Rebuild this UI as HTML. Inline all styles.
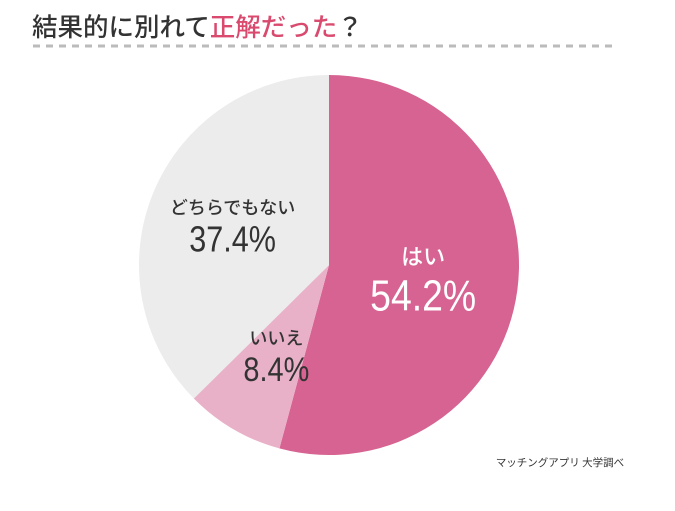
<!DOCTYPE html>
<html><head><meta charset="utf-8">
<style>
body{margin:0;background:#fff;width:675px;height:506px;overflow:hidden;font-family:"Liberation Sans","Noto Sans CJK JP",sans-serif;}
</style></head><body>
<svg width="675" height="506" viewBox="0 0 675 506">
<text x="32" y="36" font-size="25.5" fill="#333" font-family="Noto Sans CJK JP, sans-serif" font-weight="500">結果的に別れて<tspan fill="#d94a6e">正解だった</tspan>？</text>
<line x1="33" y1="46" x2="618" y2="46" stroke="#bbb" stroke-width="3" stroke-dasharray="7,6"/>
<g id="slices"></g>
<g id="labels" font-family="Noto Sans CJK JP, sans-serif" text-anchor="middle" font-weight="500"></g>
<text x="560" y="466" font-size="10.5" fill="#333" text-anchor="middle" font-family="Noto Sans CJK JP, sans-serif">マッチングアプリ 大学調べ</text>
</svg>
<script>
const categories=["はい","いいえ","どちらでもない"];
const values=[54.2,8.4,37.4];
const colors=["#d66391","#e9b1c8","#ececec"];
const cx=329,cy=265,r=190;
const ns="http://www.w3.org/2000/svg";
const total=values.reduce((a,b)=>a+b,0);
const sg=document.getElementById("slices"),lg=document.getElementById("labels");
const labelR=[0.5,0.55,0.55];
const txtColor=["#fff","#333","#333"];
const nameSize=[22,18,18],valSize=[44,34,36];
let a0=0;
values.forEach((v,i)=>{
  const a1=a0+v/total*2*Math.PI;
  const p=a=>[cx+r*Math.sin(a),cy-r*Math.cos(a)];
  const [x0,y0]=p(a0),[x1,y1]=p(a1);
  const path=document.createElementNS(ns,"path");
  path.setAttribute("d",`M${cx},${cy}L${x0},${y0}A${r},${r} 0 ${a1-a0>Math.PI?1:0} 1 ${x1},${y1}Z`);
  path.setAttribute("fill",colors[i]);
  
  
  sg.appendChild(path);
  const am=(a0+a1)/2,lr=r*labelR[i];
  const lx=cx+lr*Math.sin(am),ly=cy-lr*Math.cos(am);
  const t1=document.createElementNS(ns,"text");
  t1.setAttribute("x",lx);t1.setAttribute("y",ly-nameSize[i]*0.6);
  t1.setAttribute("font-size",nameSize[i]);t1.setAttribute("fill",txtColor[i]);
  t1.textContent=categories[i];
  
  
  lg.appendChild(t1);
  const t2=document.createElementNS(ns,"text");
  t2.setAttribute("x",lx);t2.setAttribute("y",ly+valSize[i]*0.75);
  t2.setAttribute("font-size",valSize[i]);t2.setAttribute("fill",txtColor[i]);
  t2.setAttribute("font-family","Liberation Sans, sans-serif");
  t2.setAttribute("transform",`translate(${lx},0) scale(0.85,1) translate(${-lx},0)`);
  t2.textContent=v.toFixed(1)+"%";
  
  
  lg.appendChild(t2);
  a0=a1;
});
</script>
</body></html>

### WRITTEN EXERCISE
In your copy, leave out the pictures and reproduce the material above exactly.

### WRITTEN ANSWER
Rebuild this UI as HTML. Inline all styles.
<!DOCTYPE html>
<html><head><meta charset="utf-8">
<style>
body{margin:0;background:#fff;width:675px;height:506px;overflow:hidden;font-family:"Liberation Sans","Noto Sans CJK JP",sans-serif;}
</style></head><body>
<svg width="675" height="506" viewBox="0 0 675 506">
<text x="32" y="36" font-size="25.5" fill="#333" font-family="Noto Sans CJK JP, sans-serif" font-weight="500">結果的に別れて<tspan fill="#d94a6e">正解だった</tspan>？</text>
<line x1="33" y1="46" x2="618" y2="46" stroke="#bbb" stroke-width="3" stroke-dasharray="7,6"/>
<g id="slices"></g>
<g id="labels" font-family="Noto Sans CJK JP, sans-serif" text-anchor="middle" font-weight="500"></g>
<text x="560" y="466" font-size="10.5" fill="#333" text-anchor="middle" font-family="Noto Sans CJK JP, sans-serif">マッチングアプリ 大学調べ</text>
</svg>
<script>
const categories=["はい","いいえ","どちらでもない"];
const values=[54.2,8.4,37.4];
const colors=["#d66391","#e9b1c8","#ececec"];
const cx=329,cy=265,r=190;
const ns="http://www.w3.org/2000/svg";
const total=values.reduce((a,b)=>a+b,0);
const sg=document.getElementById("slices"),lg=document.getElementById("labels");
const labelR=[0.5,0.55,0.55];
const txtColor=["#fff","#333","#333"];
const nameSize=[22,18,18],valSize=[44,34,36];
let a0=0;
values.forEach((v,i)=>{
  const a1=a0+v/total*2*Math.PI;
  const p=a=>[cx+r*Math.sin(a),cy-r*Math.cos(a)];
  const [x0,y0]=p(a0),[x1,y1]=p(a1);
  const path=document.createElementNS(ns,"path");
  path.setAttribute("d",`M${cx},${cy}L${x0},${y0}A${r},${r} 0 ${a1-a0>Math.PI?1:0} 1 ${x1},${y1}Z`);
  path.setAttribute("fill",colors[i]);
  
  
  sg.appendChild(path);
  const am=(a0+a1)/2,lr=r*labelR[i];
  const lx=cx+lr*Math.sin(am),ly=cy-lr*Math.cos(am);
  const t1=document.createElementNS(ns,"text");
  t1.setAttribute("x",lx);t1.setAttribute("y",ly-nameSize[i]*0.6);
  t1.setAttribute("font-size",nameSize[i]);t1.setAttribute("fill",txtColor[i]);
  t1.textContent=categories[i];
  
  
  lg.appendChild(t1);
  const t2=document.createElementNS(ns,"text");
  t2.setAttribute("x",lx);t2.setAttribute("y",ly+valSize[i]*0.75);
  t2.setAttribute("font-size",valSize[i]);t2.setAttribute("fill",txtColor[i]);
  t2.setAttribute("font-family","Liberation Sans, sans-serif");
  t2.setAttribute("transform",`translate(${lx},0) scale(0.85,1) translate(${-lx},0)`);
  t2.textContent=v.toFixed(1)+"%";
  
  
  lg.appendChild(t2);
  a0=a1;
});
</script>
</body></html>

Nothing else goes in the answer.